John Mueller holds the Woody Hayes Chair of National Security Studies, Mershon Center, and is professor of Political Science, at Ohio State University where he teaches courses in international relations.

He is currently working on terrorism and particularly on the reactions (or over-reactions) it often inspires. His "A False Sense of Insecurity?" published in Regulation in 2004, gives some indication of his approach to the subject, and the ideas there are developed further in "Simplicity and Spook: Terrorism and the Dynamics of Threat Exaggeration," International Studies Perspectives, May 2005, and in "Six Rather Unusual Propositions about Terrorism," Terrorism and Political Violence, Autumn 2005 .

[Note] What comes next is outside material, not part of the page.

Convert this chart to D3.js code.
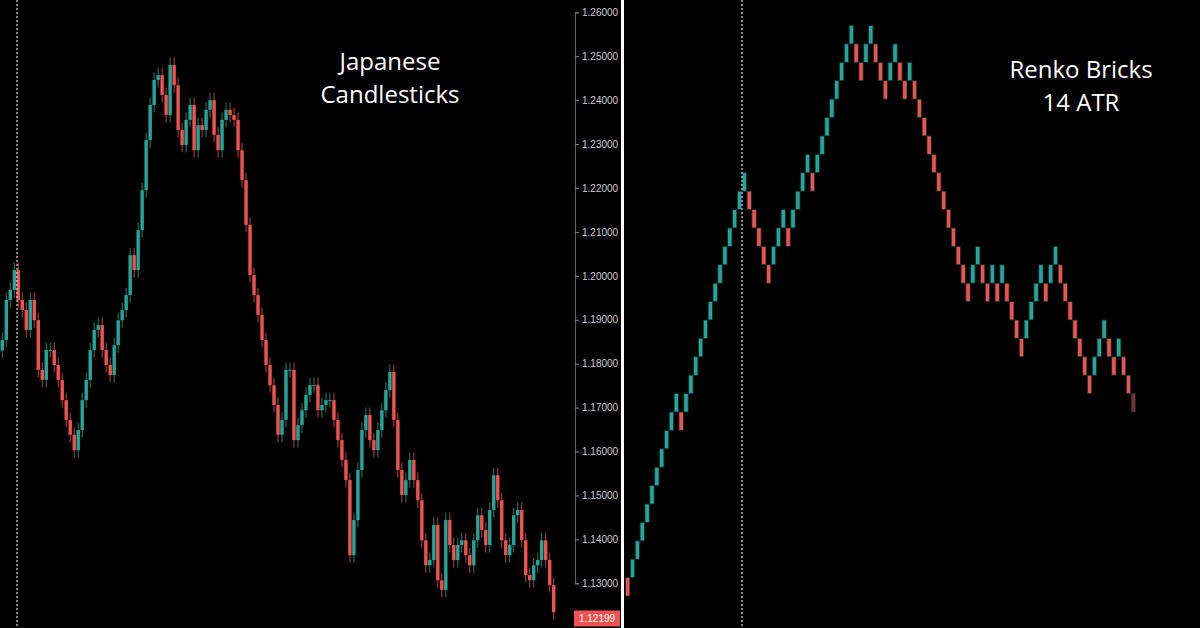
<!DOCTYPE html>
<html><head><meta charset="utf-8">
<script src="https://cdn.jsdelivr.net/npm/d3@7/dist/d3.min.js"></script>
<style>html,body{margin:0;background:#000;overflow:hidden}</style>
</head><body><svg id="c" width="1200" height="628"></svg>
<script>
const candleCloses=[1.1854,1.1945,1.1968,1.2013,1.1945,1.1922,1.1877,1.1945,1.1899,1.1786,1.1763,1.1831,1.1831,1.1797,1.1763,1.1717,1.1672,1.1638,1.1603,1.1649,1.1717,1.1763,1.1831,1.1877,1.1888,1.1831,1.1797,1.1774,1.1842,1.1899,1.1922,1.1956,1.2047,1.2013,1.2104,1.2195,1.2309,1.2389,1.2446,1.2457,1.2412,1.2366,1.2480,1.2434,1.2332,1.2298,1.2355,1.2389,1.2286,1.2343,1.2332,1.2378,1.2400,1.2321,1.2286,1.2355,1.2378,1.2366,1.2355,1.2286,1.2218,1.2116,1.2002,1.1956,1.1911,1.1854,1.1797,1.1751,1.1706,1.1638,1.1672,1.1786,1.1786,1.1626,1.1660,1.1694,1.1729,1.1751,1.1751,1.1694,1.1706,1.1717,1.1717,1.1672,1.1626,1.1581,1.1535,1.1364,1.1444,1.1558,1.1649,1.1683,1.1626,1.1603,1.1649,1.1694,1.1740,1.1781,1.1672,1.1558,1.1501,1.1535,1.1581,1.1535,1.1489,1.1398,1.1341,1.1353,1.1433,1.1307,1.1285,1.1444,1.1387,1.1353,1.1387,1.1398,1.1364,1.1341,1.1398,1.1455,1.1421,1.1387,1.1467,1.1546,1.1489,1.1398,1.1364,1.1387,1.1455,1.1467,1.1398,1.1319,1.1307,1.1341,1.1353,1.1398,1.1353,1.1296,1.1234];
const firstOpen=1.1830;
const renkoLevels=[0,1,2,3,4,5,6,7,8,9,10,9,10,11,12,13,14,15,16,17,18,19,20,21,22,21,20,19,18,17,18,19,20,19,20,21,22,23,22,23,24,25,26,27,28,29,30,29,28,29,30,29,28,27,28,29,28,27,28,27,26,25,24,23,22,21,20,19,18,17,16,17,18,17,16,17,16,17,16,15,14,13,14,15,16,17,16,17,18,17,16,15,14,13,12,11,12,13,14,13,12,13,12,11,10];
const renkoUp=[0,1,1,1,1,1,1,1,1,1,1,0,1,1,1,1,1,1,1,1,1,1,1,1,1,0,0,0,0,0,1,1,1,0,1,1,1,1,0,1,1,1,1,1,1,1,1,0,0,1,1,0,0,0,1,1,0,0,1,0,0,0,0,0,0,0,0,0,0,0,0,1,1,0,0,1,0,1,0,0,0,0,1,1,1,1,0,1,1,0,0,0,0,0,0,0,1,1,1,0,0,1,0,0,0];
const renkoBase=1.1271, renkoSize=0.00419;
const yTicks=[1.26,1.25,1.24,1.23,1.22,1.21,1.20,1.19,1.18,1.17,1.16,1.15,1.14,1.13];
const lastPrice=1.12199;

const svg=d3.select("#c");
const y=d3.scaleLinear().domain([1.13,1.26]).range([583.3,12.3]);
const TEAL="#26a69a", RED="#ef5350";

const xc=d3.scaleBand().domain(d3.range(candleCloses.length)).range([0,556]).padding(0.15);
const candles=candleCloses.map((c,i)=>{const o=i?candleCloses[i-1]:firstOpen;return {i,o,c,h:Math.max(o,c)+0.0017,l:Math.min(o,c)-0.0017};});
const g=svg.append("g");
g.selectAll("line.w").data(candles).join("line")
 .attr("x1",d=>xc(d.i)+xc.bandwidth()/2).attr("x2",d=>xc(d.i)+xc.bandwidth()/2)
 .attr("y1",d=>y(d.h)).attr("y2",d=>y(d.l))
 .attr("stroke",d=>d.c>=d.o?"#1d7f76":"#b5403e").attr("stroke-width",1);
g.selectAll("rect").data(candles).join("rect")
 .attr("x",d=>xc(d.i)).attr("width",xc.bandwidth())
 .attr("y",d=>y(Math.max(d.o,d.c))).attr("height",d=>Math.max(1,Math.abs(y(d.o)-y(d.c))))
 .attr("fill",d=>d.c>=d.o?TEAL:RED);

const xr=d3.scaleBand().domain(d3.range(renkoLevels.length)).range([625,1136]).padding(0.1);
const bricks=renkoLevels.map((l,i)=>({i,lo:renkoBase+l*renkoSize,hi:renkoBase+(l+1)*renkoSize,up:renkoUp[i]}));
svg.append("g").selectAll("rect").data(bricks).join("rect")
 .attr("x",d=>xr(d.i)).attr("width",xr.bandwidth())
 .attr("y",d=>y(d.hi)).attr("height",d=>y(d.lo)-y(d.hi))
 .attr("fill",(d,i)=>i===bricks.length-1?"#7a3038":(d.up?TEAL:RED))
 .attr("stroke","#0d2a27").attr("stroke-width",0.8);

[17,742].forEach(x=>svg.append("line").attr("x1",x).attr("x2",x).attr("y1",0).attr("y2",628)
 .attr("stroke","#ddd").attr("stroke-width",1.2).attr("stroke-dasharray","2,2"));

const ax=svg.append("g").attr("transform","translate(575,0)");
ax.call(d3.axisRight(y).tickValues(yTicks).tickFormat(d3.format(".5f")).tickSize(4));
ax.select(".domain").attr("stroke","#666");
ax.selectAll(".tick line").attr("stroke","#888");
ax.selectAll(".tick text").attr("fill","#ccc").attr("font-family","Arial, Liberation Sans, sans-serif").attr("font-size",10).attr("x",7);
svg.append("rect").attr("x",574).attr("y",y(lastPrice)-8).attr("width",46).attr("height",16).attr("fill","#f05050");
svg.append("text").attr("x",597).attr("y",y(lastPrice)+4).attr("text-anchor","middle").attr("fill","#fff")
 .attr("font-family","Liberation Sans, Arial, sans-serif").attr("font-size",10).text(d3.format(".5f")(lastPrice));

svg.append("rect").attr("x",621).attr("y",0).attr("width",3).attr("height",628).attr("fill","#fff");

const tf="Open Sans, sans-serif";
[["Japanese",390,70],["Candlesticks",390,103],["Renko Bricks",1081,78],["14 ATR",1081,111]].forEach(([t,x,yy])=>
 svg.append("text").attr("x",x).attr("y",yy).attr("text-anchor","middle").attr("fill","#fff")
  .attr("font-family",tf).attr("font-size",24).text(t));
</script></body></html>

Mueller is the author of a book analyzing public opinion during the Korean and Vietnam Wars, War, Presidents and Public Opinion (Wiley, 1973) (called "a classic" by the American Political Science Review) and of Retreat from Doomsday: The Obsolescence of Major War (Basic Books, 1989) which deals with changing attitudes toward war. In a front page review of this latter book in the Sunday book section of the Washington Post, McGeorge Bundy commented, "Mueller makes you think, and his method of argument combines fresh insights with trenchant prose in a way that makes thoughtful reading agreeable." Mueller has also published Policy and Opinion in the Gulf War (University of Chicago Press, 1994) and Quiet Cataclysm: Reflections on the Recent Transformation of World Politics (HarperCollins, 1995). His Capitalism, Democracy, and Ralph's Pretty Good Grocery was published in 1999 by Princeton University Press. In his review in The Weekly Standard, David J. Silver writes, "Mueller's provocative book deserves a wide audience. . . . Mueller writes sharp, brisk, and witty prose that is unfailingly lucid." Mueller's book about international and civil wars, The Remnants of War, was published by Cornell University Press in 2004. Writing the The New Republic, Gregg Easterbrook called this book "brilliantly original and urgent." It was awarded the Lepgold Prize for the best book on international relations in 2004.

Mueller has published scores of articles in such journals as International Security, American Political Science Review, Security Studies, Orbis, American Journal of Political Science, National Interest, Foreign Affairs, Political Science Quarterly, Journal of Peace Research, International Studies Quarterly, Journal of Conflict Resolution, and Foreign Policy, as well as many editorial page columns and articles in the Wall Street Journal, Los Angeles Times, New Republic, Reason, Washington Post, and New York Times. He has been a visiting fellow at the Brookings Institution in Washington, DC, the Hoover Institution at Stanford University, and the Nobel Institute in Olso, Norway.

Mueller is a member of the American Academy of Arts and Sciences, has been a John Simon Guggenheim Fellow, and has received grants from the National Science Foundation and the National Endowment for the Humanities. He has also received several teaching prizes.